“We are not only ignored, we are being abused and victimized. The peace talks don’t include a significant or meaningful level of women participants on the Burmese side or the ethnic side. We have helped hold our community together over the many years of fighting. We are leaders in the struggle for justice for the Karen people. It is time we had a seat at the table for peace,” the secretary of the KWO, Naw K’nyaw Paw, said.
Naw K’nyaw Paw maintained that an international investigation into rape and sexual abuse perpetrated by the Burma Army was “essential for justice.”
“[The] KWO and all the ethnic women’s groups believe there is a need for an international investigation. Burma cannot conduct its own transparent investigation for many reasons: first they are part of the conflict, they do not have access to all areas where the abuses are taking place, ethnic women and girls who suffer sexual violence will never [have enough] trust to talk to Burmese people openly about the abuse and there is no guarantee of the safety of people speaking out or telling the truth about abuse.”
Naw K’nyaw Paw claimed that the military was still the decisive power in Burma. “The military is responsible for the abuse and clearly still runs the government. An outside investigation is essential for justice.”
The KWO joins a growing group of human rights organisations and ethnic political parties calling for an international investigation into acts of sexual violence perpetrated by the Burma Army.
The Kachin National Organisation said it had documented cases of sexual violence as recently as April 10, when a 17 year-old schoolgirl in Kachin State was allegedly gang-raped by soldiers from Light Infantry Battalion 320.
Naw K’nyaw Paw alleged that responsibility for military perpetrated sexual abuse went to the top levels of command.
“There are individual commanders who are included in the gang rape reports by Kachin Women’s Association Thailand and the Women’s League of Burma. The top levels of the military are responsible for the culture of impunity.”
Burma’s constitution, which guarantees a quarter of seats in parliament to the military and cannot be changed unless 75% of the parliament votes in favor – thereby making it all but impossible to reform without military approval – also prevents Aung San Suu Kyi from becoming President. Naw K’nyaw Paw said it was a fundamental barrier to achieving justice for military perpetrated abuses.

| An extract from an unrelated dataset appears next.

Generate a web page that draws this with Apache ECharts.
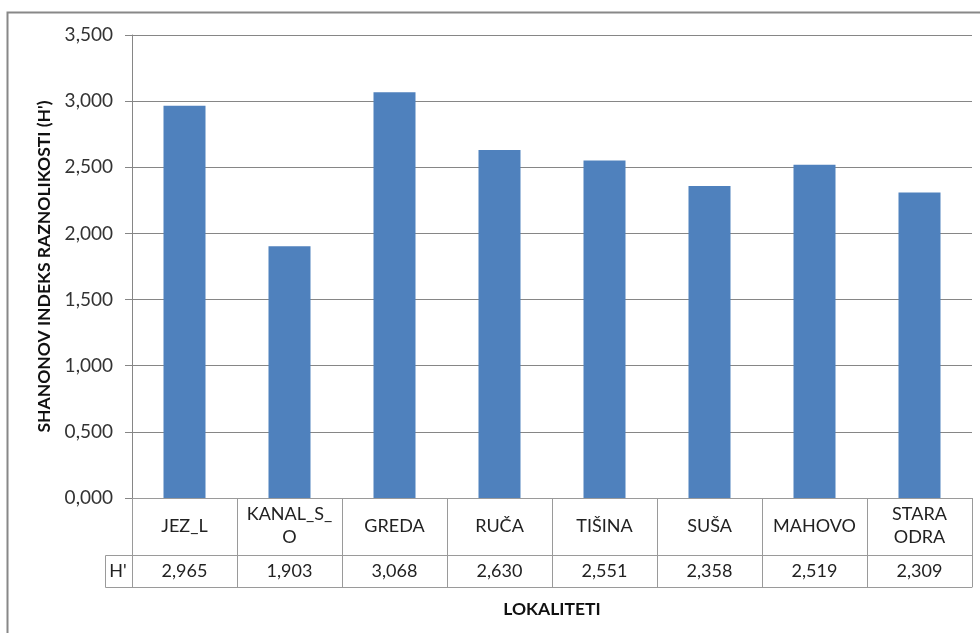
<!DOCTYPE html>
<html>
<head>
<meta charset="utf-8">
<script src="https://cdn.jsdelivr.net/npm/echarts@6/dist/echarts.min.js"></script>
<style>
  html, body { margin: 0; padding: 0; background: #fff; }
  #main { width: 980px; height: 633px; }
</style>
</head>
<body>
<div id="main"></div>
<script>
// lokaliteti i Shannonov indeks
const categories = ['JEZ_L', 'KANAL_S_\nO', 'GREDA', 'RUČA', 'TIŠINA', 'SUŠA', 'MAHOVO', 'STARA\nODRA']
const values = [2.965, 1.903, 3.068, 2.630, 2.551, 2.358, 2.519, 2.309]
const rowName = "H'"

const fmt = (v) => v.toFixed(3).replace('.', ',')
const tableRow = values.map(fmt)

const font = 'Lato, "Liberation Sans", sans-serif'
const lineColor = '#9a9a9a'

const myChart = echarts.init(document.getElementById('main'))

myChart.setOption({
  animation: false,
  textStyle: { fontFamily: font },
  grid: {
    left: 132,
    right: 8,
    top: 35,
    bottom: 135
  },
  yAxis: {
    type: 'value',
    min: 0,
    max: 3.5,
    interval: 0.5,
    name: "SHANONOV INDEKS RAZNOLIKOSTI (H')",
    nameLocation: 'middle',
    nameRotate: 90,
    nameGap: 78,
    nameTextStyle: { fontFamily: font, fontSize: 17.5, fontWeight: 'bold', color: '#111' },
    axisLine: { show: true, lineStyle: { color: '#868686' } },
    axisTick: { show: true, length: 7, lineStyle: { color: '#868686' } },
    axisLabel: { formatter: fmt, fontSize: 19, color: '#333', margin: 19 },
    splitLine: { lineStyle: { color: '#868686' } }
  },
  xAxis: [
    {
      type: 'category',
      data: categories,
      position: 'bottom',
      axisLine: { lineStyle: { color: lineColor } },
      axisTick: { show: true, length: 89, lineStyle: { color: lineColor } },
      axisLabel: { fontSize: 18, color: '#222', margin: 28, verticalAlign: 'middle', lineHeight: 23, interval: 0 }
    },
    {
      type: 'category',
      data: tableRow,
      position: 'bottom',
      offset: 57,
      axisLine: { lineStyle: { color: lineColor } },
      axisTick: { show: false },
      axisLabel: { fontSize: 18, color: '#222', margin: 16, verticalAlign: 'middle', interval: 0 }
    },
    {
      type: 'category',
      data: categories,
      position: 'bottom',
      offset: 89,
      axisLine: { lineStyle: { color: lineColor } },
      axisTick: { show: false },
      axisLabel: { show: false },
      name: 'LOKALITETI',
      nameLocation: 'middle',
      nameGap: 13,
      nameTextStyle: { fontFamily: font, fontSize: 17.5, fontWeight: 'bold', color: '#111' }
    }
  ],
  graphic: [
    // okvir grafikona
    {
      type: 'rect',
      shape: { x: 7.5, y: 12.5, width: 1000, height: 700 },
      style: { fill: 'none', stroke: '#888', lineWidth: 2 },
      silent: true
    },
    // celija H'
    {
      type: 'rect',
      shape: { x: 105.5, y: 555.5, width: 27, height: 32 },
      style: { fill: 'none', stroke: lineColor, lineWidth: 1 },
      silent: true
    },
    {
      type: 'text',
      x: 118,
      y: 571,
      style: { text: rowName, fontSize: 18, fontFamily: font, fill: '#222', align: 'center', verticalAlign: 'middle' },
      silent: true
    }
  ],
  series: [{
    name: rowName,
    type: 'bar',
    xAxisIndex: 0,
    barWidth: '40%',
    itemStyle: { color: '#4F81BD' },
    data: values
  }]
})
</script>
</body>
</html>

“There must be a genuine civilian government, which is over the military and can hold them accountable. The constitution must be changed to achieve that. We need a democratic process where people could express themselves freely, an independent complaint mechanism, enforcement of the rule of law, and serious actions taken against soldiers or anyone who is guilty of sexual violence. We need the International Community the pressure the Burmese Government and the Army to follow UNSCR 1325 and 1820.”
A January 2014 report by the Women’s League of Burma, a multi-ethnic umbrella group representing 13 Burma women’s organisations, concluded that sexual violence was a wartime strategy employed by the Burma Army.
“These crimes are more than random, isolated acts by rogue soldiers. Their widespread and systematic nature indicates a structural pattern: rape is still used as an instrument of war and oppression.”
The report documented more than 100 cases of military perpetrated sexual violence since 2010 with victims as young as eight – Of the cases identified, 47 were gang rapes with 28 women either killed or later dying of their injuries.